‘Scars and Stories’ | The Fray
- For fans of
- The Script, Snow Patrol, OneRepublic
- Singles to download
- “Heartbeat,” “The Fighter,” “Run for Your Life,” “1961”
Denver-based pop-rock band The Fray is known for its massive choruses, catchy hooks and lead singer Isaac Slade’s heart-wrenching vocals. With the release of The Fray’s third album, “Scars and Stories,” it seems that not much has changed. The band, popular for chart toppers like “Over My Head (Cable Car),” “You Found Me” and everyone’s favorite sing-along “How to Save a Life,” doesn’t deviate much from the formula for its latest offering. This results in a solid, if slightly tedious, album.

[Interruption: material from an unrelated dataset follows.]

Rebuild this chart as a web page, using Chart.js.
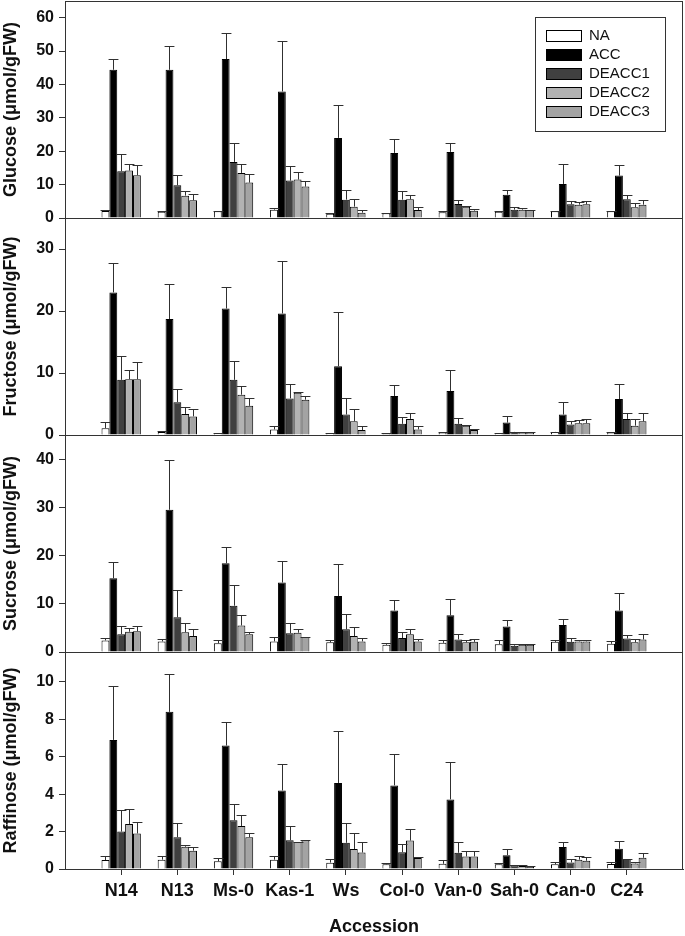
<!DOCTYPE html>
<html>
<head>
<meta charset="utf-8">
<script src="https://cdn.jsdelivr.net/npm/chart.js@4.4.1/dist/chart.umd.min.js"></script>
<style>
  html, body { margin: 0; padding: 0; background: #fff; }
  #wrap { position: relative; width: 685px; height: 936px; overflow: hidden; background: #fff; }
  #wrap canvas { position: absolute; left: 0; }
</style>
</head>
<body>
<div id="wrap">
  <canvas id="cGlc"></canvas>
  <canvas id="cFru"></canvas>
  <canvas id="cSuc"></canvas>
  <canvas id="cRaf"></canvas>
</div>
<script>
// --- data ---
const accessions = ['N14', 'N13', 'Ms-0', 'Kas-1', 'Ws', 'Col-0', 'Van-0', 'Sah-0', 'Can-0', 'C24'];
const treatments = ['NA', 'ACC', 'DEACC1', 'DEACC2', 'DEACC3'];

// Glucose (means, then upper error = SD)
const glcNA     = [2.1, 1.9, 2.0, 2.5, 1.3, 1.4, 1.7, 1.9, 2.0, 2.0];
const glcACC    = [44.4, 44.4, 47.6, 37.9, 24.0, 19.5, 19.8, 7.0, 10.2, 12.7];
const glcDEACC1 = [14.0, 9.8, 16.8, 11.2, 5.5, 5.5, 4.2, 2.5, 4.1, 5.6];
const glcDEACC2 = [14.2, 6.7, 13.5, 11.5, 3.4, 5.6, 3.4, 2.5, 4.0, 3.2];
const glcDEACC3 = [12.8, 5.3, 10.6, 9.4, 1.6, 2.4, 2.2, 2.4, 4.1, 4.0];
const glcNAsd     = [0.2, 0.2, 0.2, 0.6, 0.2, 0.2, 0.3, 0.2, 0.2, 0.2];
const glcACCsd    = [3.2, 7.0, 7.8, 15.0, 9.7, 4.3, 2.7, 1.4, 6.1, 3.1];
const glcDEACC1sd = [5.3, 3.0, 5.7, 4.5, 2.8, 2.6, 1.1, 0.9, 1.0, 1.4];
const glcDEACC2sd = [2.1, 1.5, 2.6, 2.2, 2.4, 1.4, 0.2, 0.6, 0.7, 1.3];
const glcDEACC3sd = [3.0, 2.0, 2.7, 1.6, 0.9, 0.9, 0.4, 0.1, 0.9, 1.3];

// Fructose
const fruNA     = [1.1, 0.5, 0.3, 0.9, 0.3, 0.2, 0.4, 0.3, 0.5, 0.4];
const fruACC    = [23.0, 18.7, 20.4, 19.6, 11.1, 6.3, 7.1, 2.0, 3.3, 5.8];
const fruDEACC1 = [8.9, 5.3, 8.9, 5.9, 3.3, 1.8, 1.8, 0.5, 1.7, 2.6];
const fruDEACC2 = [9.0, 3.4, 6.5, 6.8, 2.2, 2.6, 1.5, 0.4, 1.9, 1.5];
const fruDEACC3 = [9.0, 3.0, 4.7, 5.7, 0.8, 0.9, 0.8, 0.4, 1.9, 2.2];
const fruNAsd     = [1.0, 0.1, 0.1, 0.5, 0.05, 0.05, 0.1, 0.05, 0.05, 0.05];
const fruACCsd    = [4.7, 5.6, 3.4, 8.4, 8.8, 1.7, 3.4, 1.0, 2.0, 2.4];
const fruDEACC1sd = [3.9, 2.2, 3.1, 2.3, 2.7, 1.1, 1.0, 0.05, 0.5, 1.0];
const fruDEACC2sd = [1.5, 1.1, 1.4, 0.2, 2.0, 1.0, 0.1, 0.05, 0.5, 1.1];
const fruDEACC3sd = [2.7, 1.2, 1.3, 0.6, 0.6, 0.6, 0.1, 0.05, 0.7, 1.4];

// Sucrose
const sucNA     = [2.4, 2.2, 1.8, 2.2, 2.0, 1.5, 1.9, 1.6, 2.1, 1.7];
const sucACC    = [15.3, 29.5, 18.4, 14.4, 11.6, 8.6, 7.6, 5.3, 5.6, 8.6];
const sucDEACC1 = [3.7, 7.2, 9.6, 3.9, 4.7, 2.9, 2.6, 1.3, 2.1, 2.8];
const sucDEACC2 = [4.2, 4.1, 5.5, 4.0, 3.3, 3.7, 2.0, 1.5, 2.2, 2.0];
const sucDEACC3 = [4.3, 3.3, 3.7, 3.1, 2.2, 2.2, 2.1, 1.5, 2.2, 2.6];
const sucNAsd     = [0.5, 0.5, 0.6, 1.0, 0.5, 0.4, 0.5, 0.8, 0.4, 0.5];
const sucACCsd    = [3.4, 10.4, 3.4, 4.5, 6.7, 2.1, 3.3, 1.3, 1.2, 3.7];
const sucDEACC1sd = [1.7, 5.6, 4.3, 2.2, 3.1, 1.2, 1.2, 0.3, 0.8, 0.8];
const sucDEACC2sd = [0.8, 1.9, 2.1, 0.8, 1.8, 1.0, 0.4, 0.2, 0.2, 0.7];
const sucDEACC3sd = [1.1, 1.5, 0.4, 0.1, 0.7, 0.5, 0.5, 0.2, 0.3, 1.1];

// Raffinose
const rafNA     = [0.48, 0.5, 0.41, 0.5, 0.34, 0.25, 0.28, 0.25, 0.25, 0.27];
const rafACC    = [6.9, 8.4, 6.6, 4.2, 4.6, 4.47, 3.72, 0.74, 1.17, 1.08];
const rafDEACC1 = [2.0, 1.7, 2.6, 1.54, 1.4, 0.9, 0.87, 0.2, 0.35, 0.53];
const rafDEACC2 = [2.4, 1.19, 2.3, 1.44, 1.07, 1.52, 0.67, 0.16, 0.5, 0.3];
const rafDEACC3 = [1.9, 0.98, 1.7, 1.54, 0.88, 0.59, 0.67, 0.12, 0.44, 0.6];
const rafNAsd     = [0.19, 0.17, 0.17, 0.2, 0.19, 0.07, 0.18, 0.07, 0.1, 0.1];
const rafACCsd    = [2.9, 2.0, 1.27, 1.4, 2.8, 1.7, 2.0, 0.31, 0.28, 0.41];
const rafDEACC1sd = [1.15, 0.75, 0.9, 0.75, 1.06, 0.41, 0.58, 0.03, 0.2, 0.03];
const rafDEACC2sd = [0.8, 0.11, 0.6, 0.03, 0.83, 0.61, 0.27, 0.04, 0.17, 0.07];
const rafDEACC3sd = [0.6, 0.21, 0.23, 0.02, 0.57, 0.03, 0.27, 0.04, 0.18, 0.27];

// --- styling / layout ---
const FONT = '"Liberation Sans", Arial, sans-serif';
const barColors = ['#ffffff', '#000000', '#404040', '#b2b2b2', '#a3a3a3'];
const AXIS = '#333';

Chart.defaults.font.family = FONT;
Chart.defaults.color = '#111';
Chart.defaults.animation = false;

// one empty slot each side so the groups sit like the original x range
const xLabels = [''].concat(accessions, ['']);
const pad = arr => [null].concat(arr, [null]);

const panels = [
    { id: 'cGlc', title: 'Glucose (μmol/gFW)', max: 65, step: 10, top: 1, bottom: 218,
      means: [glcNA, glcACC, glcDEACC1, glcDEACC2, glcDEACC3],
      sds: [glcNAsd, glcACCsd, glcDEACC1sd, glcDEACC2sd, glcDEACC3sd], legend: true },
    { id: 'cFru', title: 'Fructose (μmol/gFW)', max: 35, step: 10, top: 218, bottom: 435,
      means: [fruNA, fruACC, fruDEACC1, fruDEACC2, fruDEACC3],
      sds: [fruNAsd, fruACCsd, fruDEACC1sd, fruDEACC2sd, fruDEACC3sd] },
    { id: 'cSuc', title: 'Sucrose (μmol/gFW)', max: 45, step: 10, top: 435, bottom: 652,
      means: [sucNA, sucACC, sucDEACC1, sucDEACC2, sucDEACC3],
      sds: [sucNAsd, sucACCsd, sucDEACC1sd, sucDEACC2sd, sucDEACC3sd] },
    { id: 'cRaf', title: 'Raffinose (μmol/gFW)', max: 11.6, step: 2, top: 652, bottom: 869,
      means: [rafNA, rafACC, rafDEACC1, rafDEACC2, rafDEACC3],
      sds: [rafNAsd, rafACCsd, rafDEACC1sd, rafDEACC2sd, rafDEACC3sd], xAxis: true }
];

const errorBars = {
    id: 'errorBars',
    afterDatasetsDraw(chart) {
        const ctx = chart.ctx;
        const y = chart.scales.y;
        ctx.save();
        ctx.strokeStyle = '#303030';
        ctx.lineWidth = 1;
        chart.data.datasets.forEach((ds, i) => {
            chart.getDatasetMeta(i).data.forEach((bar, j) => {
                const v = ds.data[j], e = ds.errors[j];
                if (v == null || e == null) return;
                const x = Math.round(bar.x) + 0.5;
                const yTop = Math.round(y.getPixelForValue(v + e)) + 0.5;
                const yBar = y.getPixelForValue(v);
                const half = bar.width / 2 + 1;
                ctx.beginPath();
                ctx.moveTo(x, yBar);
                ctx.lineTo(x, yTop);
                ctx.moveTo(x - half, yTop);
                ctx.lineTo(x + half, yTop);
                ctx.stroke();
            });
        });
        ctx.restore();
    }
};

const frame = {
    id: 'frame',
    afterDraw(chart) {
        const { ctx, chartArea: a } = chart;
        ctx.save();
        ctx.strokeStyle = AXIS;
        ctx.lineWidth = 1;
        ctx.strokeRect(Math.round(a.left) + 0.5, Math.round(a.top) + 0.5,
            Math.round(a.right - a.left) - 1, Math.round(a.bottom - a.top));
        ctx.restore();
    }
};

const boxLegend = {
    id: 'boxLegend',
    afterDraw(chart) {
        const { ctx, chartArea } = chart;
        const x0 = Math.round(chartArea.right) - 148;
        const y0 = Math.round(chartArea.top) + 16;
        ctx.save();
        ctx.lineWidth = 1;
        ctx.strokeStyle = AXIS;
        ctx.strokeRect(x0 + 0.5, y0 + 0.5, 130, 114);
        ctx.font = '15px ' + FONT;
        ctx.textBaseline = 'middle';
        chart.data.datasets.forEach((ds, i) => {
            const cy = y0 + 19 + i * 19;
            ctx.fillStyle = ds.backgroundColor;
            ctx.fillRect(x0 + 11, cy - 5, 35, 11);
            ctx.strokeStyle = '#000';
            ctx.strokeRect(x0 + 11.5, cy - 5.5, 35, 11);
            ctx.fillStyle = '#111';
            ctx.fillText(ds.label, x0 + 54, cy);
        });
        ctx.restore();
    }
};

function makePanel(p) {
    const canvas = document.getElementById(p.id);
    const canvasTop = p.top - 20;
    const height = p.xAxis ? 936 - canvasTop : (p.bottom - p.top) + 40;
    canvas.width = 685;
    canvas.height = height;
    canvas.style.top = canvasTop + 'px';
    canvas.style.width = '685px';
    canvas.style.height = height + 'px';

    const datasets = treatments.map((name, k) => ({
        label: name,
        data: pad(p.means[k]),
        errors: pad(p.sds[k]),
        backgroundColor: barColors[k],
        borderColor: '#000',
        borderWidth: 1,
        categoryPercentage: 0.7,
        barPercentage: 1.0
    }));

    const plugins = [errorBars, frame];
    if (p.legend) plugins.push(boxLegend);

    new Chart(canvas, {
        type: 'bar',
        data: { labels: xLabels, datasets },
        options: {
            responsive: false,
            layout: { padding: { top: 20, bottom: p.xAxis ? 0 : 20, left: 0, right: 2 } },
            plugins: { legend: { display: false }, tooltip: { enabled: false } },
            scales: {
                x: {
                    type: 'category',
                    offset: false,
                    display: !!p.xAxis,
                    grid: { drawOnChartArea: false, offset: false, tickLength: 6, color: AXIS },
                    border: { color: AXIS },
                    ticks: { font: { weight: 'bold', size: 18 }, padding: 5, maxRotation: 0, autoSkip: false, color: '#111' },
                    title: { display: true, text: 'Accession', font: { weight: 'bold', size: 18, lineHeight: 1 },
                             padding: { top: 0, bottom: 0 }, color: '#111' },
                    afterBuildTicks: s => { s.ticks = s.ticks.slice(1, -1); },
                    afterFit: s => { if (p.xAxis) s.height = 67; }
                },
                y: {
                    min: 0,
                    max: p.max,
                    grid: { drawOnChartArea: false, tickLength: 6, color: AXIS },
                    border: { color: AXIS },
                    ticks: { stepSize: p.step, includeBounds: false, autoSkip: false,
                             font: { weight: 'bold', size: 16 }, padding: 5, color: '#111' },
                    title: { display: true, text: p.title, font: { weight: 'bold', size: 18, lineHeight: 1 },
                             padding: { top: 2, bottom: 0 }, color: '#111' },
                    afterBuildTicks: s => {
                        s.ticks = s.ticks.filter(t => Math.abs(t.value / p.step - Math.round(t.value / p.step)) < 1e-6);
                    },
                    afterFit: s => { s.width = 65; }
                }
            }
        },
        plugins
    });
}

panels.forEach(makePanel);
</script>
</body>
</html>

The best song on the album is the first track, “Heartbeat,” which is also the first single. Although this may be because it sounds so similar to the band’s previous hits, this doesn’t lessen the fact that it is catchy and passionate. It’s a bit of a shame, as the rest of the LP never quite manages to live up to the uplifting emotionality of its first song. In fact, the album seems to gradually decline in quality, with the majority of the best songs lumped towards the beginning. For example, second track “The Fighter” is a powerfully written song with lilting melodies, a soaring chorus and expressive lyrics following the narrative of a boxer and his lover. The songwriting on this album is impressive, with many songs taking on a story, like the fast-paced anthem “1961.” However, as the album progresses, it begins to fall into rather safe and boring territory, with ballads that never really lift off the ground, such as “I Can Barely Say” and “Be Still.” It is a rather disappointing finish for such a strongly started album.
Certainly, The Fray’s particular brand of piano-driven pop-rock is always palatable and catchy. But as the album stretches on, the songs begin to merge into undifferentiated, albeit pleasant, mush. Die-hard fans and casual listeners should be happy with “Scars and Stories,” but it is merely a step in the same direction for The Fray.